Data reader

The data reader script helps to generate trainable batches from the preprocessed training text from the data parser script. Let's start by importing the required methods:

import pickle
import random

This helper module helps generate trainable batches from the preprocessed training text.

class Data_Reader:
    def __init__(self, cur_train_index=0, load_list=False):
        self.training_data = pickle.load(open('data/conversations_lenmax22_formersents2_with_former', 'rb'))
        self.data_size = len(self.training_data)
        if load_list:
            self.shuffle_list = pickle.load(open('data/shuffle_index_list', 'rb'))
        else:    
            self.shuffle_list = self.shuffle_index()
        self.train_index = cur_train_index

The following code gets the batch number from the data:

    def get_batch_num(self, batch_size):
        return self.data_size // batch_size

The following code shuffles the index from the data:

    def shuffle_index(self):
        shuffle_index_list = random.sample(range(self.data_size), self.data_size)
        pickle.dump(shuffle_index_list, open('data/shuffle_index_list', 'wb'), True)
        return shuffle_index_list

The following code generates the batch indices, based on the batch number that was obtained earlier:

    def generate_batch_index(self, batch_size):
        if self.train_index + batch_size > self.data_size:
            batch_index = self.shuffle_list[self.train_index:self.data_size]
            self.shuffle_list = self.shuffle_index()
            remain_size = batch_size - (self.data_size - self.train_index)
            batch_index += self.shuffle_list[:remain_size]
            self.train_index = remain_size
        else:
            batch_index = self.shuffle_list[self.train_index:self.train_index+batch_size]
            self.train_index += batch_size

        return batch_index

The following code generates the training batch:


    def generate_training_batch(self, batch_size):
        batch_index = self.generate_batch_index(batch_size)
        batch_X = [self.training_data[i][0] for i in batch_index]   # batch_size of conv_a
        batch_Y = [self.training_data[i][1] for i in batch_index]   # batch_size of conv_b

        return batch_X, batch_Y

The following function generates training batch with the former.

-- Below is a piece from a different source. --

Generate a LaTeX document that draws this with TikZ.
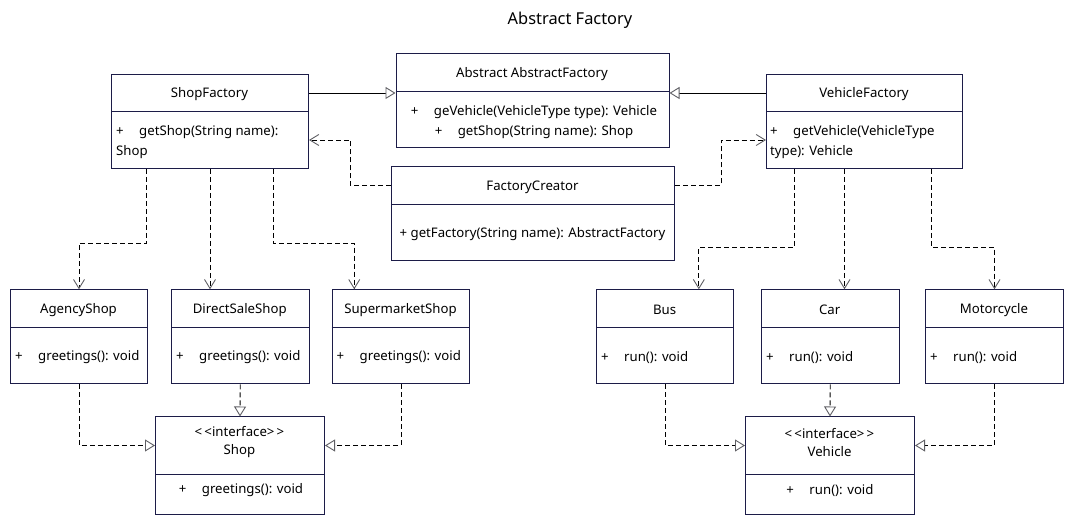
\documentclass[tikz,border=0pt]{standalone}
\usepackage{fontspec}
\setmainfont{Noto Sans}
\usepackage{tikz}
\usetikzlibrary{arrows.meta,calc}
\definecolor{navy}{RGB}{28,28,72}
\definecolor{tipgray}{RGB}{95,95,100}
\newcommand{\pub}{\makebox[23pt][l]{+}}
\tikzset{
  cls/.style={draw=navy,line width=1pt,fill=white,inner sep=0pt,anchor=north west},
  sep/.style={draw=navy,line width=1pt},
  hd/.style={inner sep=1pt,yshift=-1.5pt,font=\fontsize{13.2pt}{18pt}\selectfont,align=center},
  mb/.style={inner sep=1pt,yshift=-1.5pt,font=\fontsize{13.2pt}{20pt}\selectfont},
  gen/.style={line width=0.9pt,-{Triangle[open,length=10pt,width=12pt,color=tipgray,fill=white]}},
  dep/.style={line width=0.9pt,dash pattern=on 5pt off 3pt,-{Straight Barb[length=9pt,width=11pt,color=tipgray]}},
  real/.style={line width=0.9pt,dash pattern=on 5pt off 3pt,-{Triangle[open,length=10pt,width=12pt,color=tipgray,fill=white]}}
}
\begin{document}
\begin{tikzpicture}[x=1pt,y=-1pt]
\useasboundingbox (0,0) rectangle (1072,526);
\node[font=\fontsize{16.4pt}{18pt}\selectfont] (title) at (570,20) {Abstract Factory};
% factories
\node[cls,minimum width=197pt,minimum height=94pt] (shopf) at (111,74) {};
\draw[sep] (shopf.west |- 0,112) -- (shopf.east |- 0,112);
\node[hd] (shopf-h) at (209.5,93) {ShopFactory};
\node[mb,anchor=west,align=left] (shopf-b) at (115,141) {\pub getShop(String name):\\Shop};
\node[cls,minimum width=273pt,minimum height=94pt] (absf) at (395.5,53.5) {};
\draw[sep] (absf.west |- 0,92) -- (absf.east |- 0,92);
\node[hd] (absf-h) at (532,73) {Abstract AbstractFactory};
\node[mb,align=center] (absf-b) at (534,120.5) {\pub geVehicle(VehicleType type): Vehicle\\\pub getShop(String name): Shop};
\node[cls,minimum width=196pt,minimum height=94pt] (vehf) at (766,74) {};
\draw[sep] (vehf.west |- 0,112) -- (vehf.east |- 0,112);
\node[hd] (vehf-h) at (864,93) {VehicleFactory};
\node[mb,anchor=west,align=left] (vehf-b) at (769,141) {\pub getVehicle(VehicleType\\type): Vehicle};
\node[cls,minimum width=283pt,minimum height=94pt] (creator) at (391,166.5) {};
\draw[sep] (creator.west |- 0,204.5) -- (creator.east |- 0,204.5);
\node[hd] (creator-h) at (532.5,185.5) {FactoryCreator};
\node[mb] (creator-b) at (532.5,233) {+ getFactory(String name): AbstractFactory};
% shops
\node[cls,minimum width=137pt,minimum height=94pt] (agency) at (10,289.3) {};
\draw[sep] (agency.west |- 0,327.3) -- (agency.east |- 0,327.3);
\node[hd] (agency-h) at (78.5,308.5) {AgencyShop};
\node[mb,anchor=west] (agency-b) at (14,356) {\pub greetings(): void};
\node[cls,minimum width=137.5pt,minimum height=94pt] (direct) at (171,289.3) {};
\draw[sep] (direct.west |- 0,327.3) -- (direct.east |- 0,327.3);
\node[hd] (direct-h) at (239.75,308.5) {DirectSaleShop};
\node[mb,anchor=west] (direct-b) at (175,356) {\pub greetings(): void};
\node[cls,minimum width=137.5pt,minimum height=94pt] (superm) at (331.7,289.3) {};
\draw[sep] (superm.west |- 0,327.3) -- (superm.east |- 0,327.3);
\node[hd] (superm-h) at (400.45,308.5) {SupermarketShop};
\node[mb,anchor=west] (superm-b) at (335.5,356) {\pub greetings(): void};
\node[cls,minimum width=169pt,minimum height=98pt] (shop) at (155,416.5) {};
\draw[sep] (shop.west |- 0,474.3) -- (shop.east |- 0,474.3);
\node[hd] (shop-h) at (239.5,441) {<\,<interface>\,>\\Shop};
\node[mb] (shop-b) at (241,489) {\pub greetings(): void};
% vehicles
\node[cls,minimum width=137.3pt,minimum height=94pt] (bus) at (596,289.3) {};
\draw[sep] (bus.west |- 0,327.3) -- (bus.east |- 0,327.3);
\node[hd] (bus-h) at (664.65,308.5) {Bus};
\node[mb,anchor=west] (bus-b) at (600,356) {\pub run(): void};
\node[cls,minimum width=137.5pt,minimum height=94pt] (car) at (761,289.3) {};
\draw[sep] (car.west |- 0,327.3) -- (car.east |- 0,327.3);
\node[hd] (car-h) at (829.75,308.5) {Car};
\node[mb,anchor=west] (car-b) at (765,356) {\pub run(): void};
\node[cls,minimum width=137.4pt,minimum height=94pt] (moto) at (925.3,289.3) {};
\draw[sep] (moto.west |- 0,327.3) -- (moto.east |- 0,327.3);
\node[hd] (moto-h) at (994,308.5) {Motorcycle};
\node[mb,anchor=west] (moto-b) at (929,356) {\pub run(): void};
\node[cls,minimum width=169pt,minimum height=98pt] (vehicle) at (745,416.5) {};
\draw[sep] (vehicle.west |- 0,474.3) -- (vehicle.east |- 0,474.3);
\node[hd] (vehicle-h) at (829.5,441) {<\,<interface>\,>\\Vehicle};
\node[mb] (vehicle-b) at (830,489) {\pub run(): void};
% inheritance
\draw[gen] (shopf.east |- 0,93) -- (absf.west |- 0,93);
\draw[gen] (vehf.west |- 0,93) -- (absf.east |- 0,93);
% creator uses factories
\draw[dep] (creator.west |- 0,185.5) -- ++(-41,0) |- (shopf.east |- 0,140);
\draw[dep] (creator.east |- 0,185.5) -- ++(46,0) |- (vehf.west |- 0,140);
% factories create products
\draw[dep] ([xshift=-63.5pt]shopf.south) -- ++(0,74) -| (agency.north);
\draw[dep] (shopf.south) -- (shopf.south |- direct.north);
\draw[dep] ([xshift=63pt]shopf.south) -- ++(0,74) -| ([xshift=-46.7pt]superm.north);
\draw[dep] ([xshift=-70pt]vehf.south) -- ++(0,78) -| ([xshift=33.7pt]bus.north);
\draw[dep] ([xshift=-20pt]vehf.south) -- ([xshift=-20pt]vehf.south |- car.north);
\draw[dep] ([xshift=66.7pt]vehf.south) -- ++(0,78) -| (moto.north);
% products implement interfaces
\draw[real] (agency.south) |- (shop.west |- 0,445.5);
\draw[real] (direct.south) -- (shop.north);
\draw[real] (superm.south) |- (shop.east |- 0,445.5);
\draw[real] (bus.south) |- (vehicle.west |- 0,445.5);
\draw[real] (car.south) -- (vehicle.north);
\draw[real] (moto.south) |- (vehicle.east |- 0,445.5);
\end{tikzpicture}
\end{document}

    def generate_training_batch_with_former(self, batch_size):
        batch_index = self.generate_batch_index(batch_size)
        batch_X = [self.training_data[i][0] for i in batch_index]   # batch_size of conv_a
        batch_Y = [self.training_data[i][1] for i in batch_index]   # batch_size of conv_b
        former = [self.training_data[i][2] for i in batch_index]    # batch_size of former utterance

        return batch_X, batch_Y, former

The following code generates the testing batch:


    def generate_testing_batch(self, batch_size):
        batch_index = self.generate_batch_index(batch_size)
        batch_X = [self.training_data[i][0] for i in batch_index]   # batch_size of conv_a

        return batch_X

This concludes the data reading part.